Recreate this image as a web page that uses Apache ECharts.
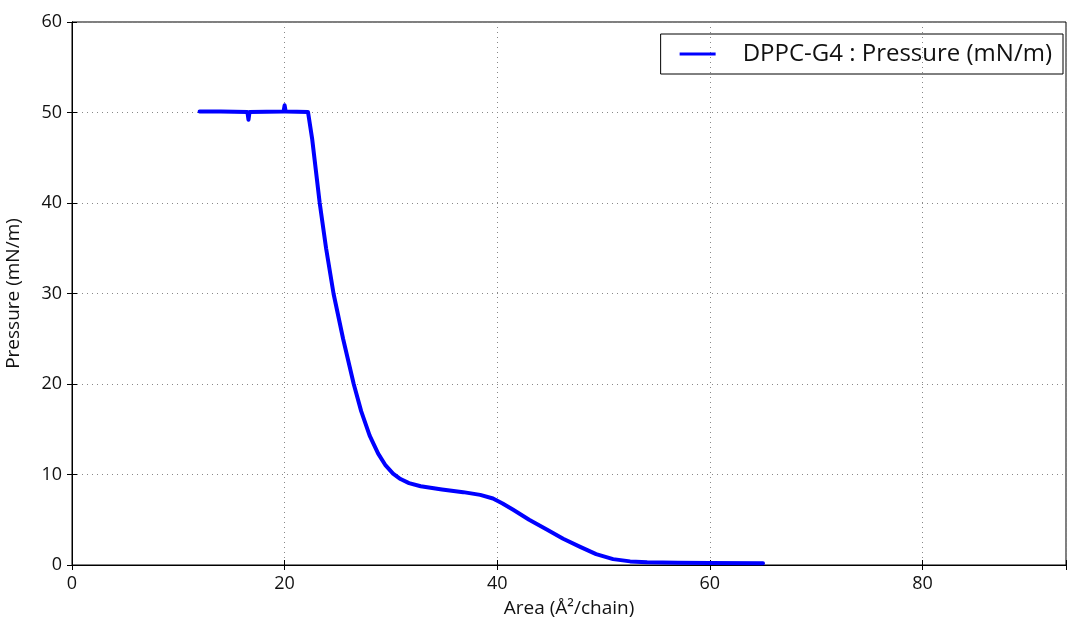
<!DOCTYPE html>
<html>
<head>
<meta charset="utf-8">
<script src="https://cdn.jsdelivr.net/npm/echarts@6/dist/echarts.min.js"></script>
<style>
  html, body { margin: 0; padding: 0; background: #fff; }
  #chart { width: 1067px; height: 626px; }
</style>
</head>
<body>
<div id="chart"></div>
<script>
var seriesName = 'DPPC-G4 : Pressure (mN/m)';

// area per chain (Å²/chain)
var area = [12.0, 14.0, 16.5, 16.6, 16.7, 19.9, 20.0, 20.1, 22.2, 22.6, 23.3, 23.9, 24.6, 25.5,
            26.5, 27.2, 28.0, 28.8, 29.5, 30.2, 30.9, 31.7, 32.8, 34.8, 36.8, 38.4, 39.6, 40.5,
            41.5, 43.0, 44.7, 46.2, 47.8, 49.3, 50.9, 52.5, 54.1, 57.0, 60.0, 65.0];
// surface pressure (mN/m)
var pressure = [50.1, 50.1, 50.05, 49.2, 50.05, 50.1, 50.8, 50.1, 50.05, 47.0, 40.0, 35.0, 30.0, 25.0,
                20.0, 17.0, 14.3, 12.3, 11.0, 10.1, 9.5, 9.05, 8.7, 8.35, 8.05, 7.75, 7.35, 6.8,
                6.1, 5.0, 3.9, 2.9, 2.0, 1.2, 0.65, 0.4, 0.3, 0.25, 0.22, 0.2];

var xTicks = [0, 20, 40, 60, 80];
var yTicks = [0, 10, 20, 30, 40, 50, 60];

var points = [];
for (var i = 0; i < area.length; i++) {
    points.push([area[i], pressure[i]]);
}

var font = '"Open Sans", "Noto Sans", sans-serif';
var myChart = echarts.init(document.getElementById('chart'));

var gridLine = { show: true, lineStyle: { color: '#888', type: [1, 4], width: 1 } };

option = {
    animation: false,
    backgroundColor: '#fff',
    grid: {
        left: 72, right: 1, top: 22, bottom: 61,
        outerBoundsMode: 'none',
        show: true, borderColor: '#000', borderWidth: 1
    },
    legend: {
        data: [seriesName],
        right: 4, top: 34,
        borderColor: '#000', borderWidth: 1, borderRadius: 0,
        padding: [8, 11, 8, 19],
        icon: 'rect', itemWidth: 36, itemHeight: 3,
        textStyle: { fontFamily: font, fontSize: 24, color: '#111', padding: [0, 0, 0, 22] }
    },
    xAxis: [{
        type: 'value', min: 0, max: 93.5, interval: 20,
        name: 'Area (Å²/chain)', nameLocation: 'middle', nameGap: 34,
        nameTextStyle: { fontFamily: font, fontSize: 19, color: '#111' },
        axisLine: { show: true, lineStyle: { color: '#000' } },
        axisTick: { show: true, inside: true, length: 5, lineStyle: { color: '#000' } },
        axisLabel: {
            fontFamily: font, fontSize: 18, color: '#111', margin: 10,
            formatter: function (v) { return xTicks.indexOf(v) >= 0 ? String(v) : ''; }
        },
        splitLine: gridLine
    }, {
        type: 'value', min: 0, max: 93.5, interval: 20, position: 'top',
        axisLine: { show: true, lineStyle: { color: '#000' } },
        axisTick: { show: true, inside: true, length: 5, lineStyle: { color: '#000' } },
        axisLabel: { show: false },
        splitLine: { show: false }
    }],
    yAxis: [{
        type: 'value', min: 0, max: 60, interval: 10,
        name: 'Pressure (mN/m)', nameLocation: 'middle', nameGap: 49,
        nameTextStyle: { fontFamily: font, fontSize: 19, color: '#111' },
        axisLine: { show: true, lineStyle: { color: '#000' } },
        axisTick: { show: true, inside: true, length: 5, lineStyle: { color: '#000' } },
        axisLabel: {
            fontFamily: font, fontSize: 18, color: '#111', margin: 10,
            formatter: function (v) { return yTicks.indexOf(v) >= 0 ? String(v) : ''; }
        },
        splitLine: gridLine
    }, {
        type: 'value', min: 0, max: 60, interval: 10, position: 'right',
        axisLine: { show: true, lineStyle: { color: '#000' } },
        axisTick: { show: true, inside: true, length: 5, lineStyle: { color: '#000' } },
        axisLabel: { show: false },
        splitLine: { show: false }
    }],
    series: [{
        name: seriesName,
        type: 'line',
        color: '#0000ff',
        symbol: 'none',
        lineStyle: { width: 4, color: '#0000ff', cap: 'round', join: 'round' },
        data: points
    }]
};

myChart.setOption(option, true);
</script>
</body>
</html>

What to produce :: Omit pictures; set down the rest of the material word for word.

Result below ::
Recreate this image as a web page that uses Apache ECharts.
<!DOCTYPE html>
<html>
<head>
<meta charset="utf-8">
<script src="https://cdn.jsdelivr.net/npm/echarts@6/dist/echarts.min.js"></script>
<style>
  html, body { margin: 0; padding: 0; background: #fff; }
  #chart { width: 1067px; height: 626px; }
</style>
</head>
<body>
<div id="chart"></div>
<script>
var seriesName = 'DPPC-G4 : Pressure (mN/m)';

// area per chain (Å²/chain)
var area = [12.0, 14.0, 16.5, 16.6, 16.7, 19.9, 20.0, 20.1, 22.2, 22.6, 23.3, 23.9, 24.6, 25.5,
            26.5, 27.2, 28.0, 28.8, 29.5, 30.2, 30.9, 31.7, 32.8, 34.8, 36.8, 38.4, 39.6, 40.5,
            41.5, 43.0, 44.7, 46.2, 47.8, 49.3, 50.9, 52.5, 54.1, 57.0, 60.0, 65.0];
// surface pressure (mN/m)
var pressure = [50.1, 50.1, 50.05, 49.2, 50.05, 50.1, 50.8, 50.1, 50.05, 47.0, 40.0, 35.0, 30.0, 25.0,
                20.0, 17.0, 14.3, 12.3, 11.0, 10.1, 9.5, 9.05, 8.7, 8.35, 8.05, 7.75, 7.35, 6.8,
                6.1, 5.0, 3.9, 2.9, 2.0, 1.2, 0.65, 0.4, 0.3, 0.25, 0.22, 0.2];

var xTicks = [0, 20, 40, 60, 80];
var yTicks = [0, 10, 20, 30, 40, 50, 60];

var points = [];
for (var i = 0; i < area.length; i++) {
    points.push([area[i], pressure[i]]);
}

var font = '"Open Sans", "Noto Sans", sans-serif';
var myChart = echarts.init(document.getElementById('chart'));

var gridLine = { show: true, lineStyle: { color: '#888', type: [1, 4], width: 1 } };

option = {
    animation: false,
    backgroundColor: '#fff',
    grid: {
        left: 72, right: 1, top: 22, bottom: 61,
        outerBoundsMode: 'none',
        show: true, borderColor: '#000', borderWidth: 1
    },
    legend: {
        data: [seriesName],
        right: 4, top: 34,
        borderColor: '#000', borderWidth: 1, borderRadius: 0,
        padding: [8, 11, 8, 19],
        icon: 'rect', itemWidth: 36, itemHeight: 3,
        textStyle: { fontFamily: font, fontSize: 24, color: '#111', padding: [0, 0, 0, 22] }
    },
    xAxis: [{
        type: 'value', min: 0, max: 93.5, interval: 20,
        name: 'Area (Å²/chain)', nameLocation: 'middle', nameGap: 34,
        nameTextStyle: { fontFamily: font, fontSize: 19, color: '#111' },
        axisLine: { show: true, lineStyle: { color: '#000' } },
        axisTick: { show: true, inside: true, length: 5, lineStyle: { color: '#000' } },
        axisLabel: {
            fontFamily: font, fontSize: 18, color: '#111', margin: 10,
            formatter: function (v) { return xTicks.indexOf(v) >= 0 ? String(v) : ''; }
        },
        splitLine: gridLine
    }, {
        type: 'value', min: 0, max: 93.5, interval: 20, position: 'top',
        axisLine: { show: true, lineStyle: { color: '#000' } },
        axisTick: { show: true, inside: true, length: 5, lineStyle: { color: '#000' } },
        axisLabel: { show: false },
        splitLine: { show: false }
    }],
    yAxis: [{
        type: 'value', min: 0, max: 60, interval: 10,
        name: 'Pressure (mN/m)', nameLocation: 'middle', nameGap: 49,
        nameTextStyle: { fontFamily: font, fontSize: 19, color: '#111' },
        axisLine: { show: true, lineStyle: { color: '#000' } },
        axisTick: { show: true, inside: true, length: 5, lineStyle: { color: '#000' } },
        axisLabel: {
            fontFamily: font, fontSize: 18, color: '#111', margin: 10,
            formatter: function (v) { return yTicks.indexOf(v) >= 0 ? String(v) : ''; }
        },
        splitLine: gridLine
    }, {
        type: 'value', min: 0, max: 60, interval: 10, position: 'right',
        axisLine: { show: true, lineStyle: { color: '#000' } },
        axisTick: { show: true, inside: true, length: 5, lineStyle: { color: '#000' } },
        axisLabel: { show: false },
        splitLine: { show: false }
    }],
    series: [{
        name: seriesName,
        type: 'line',
        color: '#0000ff',
        symbol: 'none',
        lineStyle: { width: 4, color: '#0000ff', cap: 'round', join: 'round' },
        data: points
    }]
};

myChart.setOption(option, true);
</script>
</body>
</html>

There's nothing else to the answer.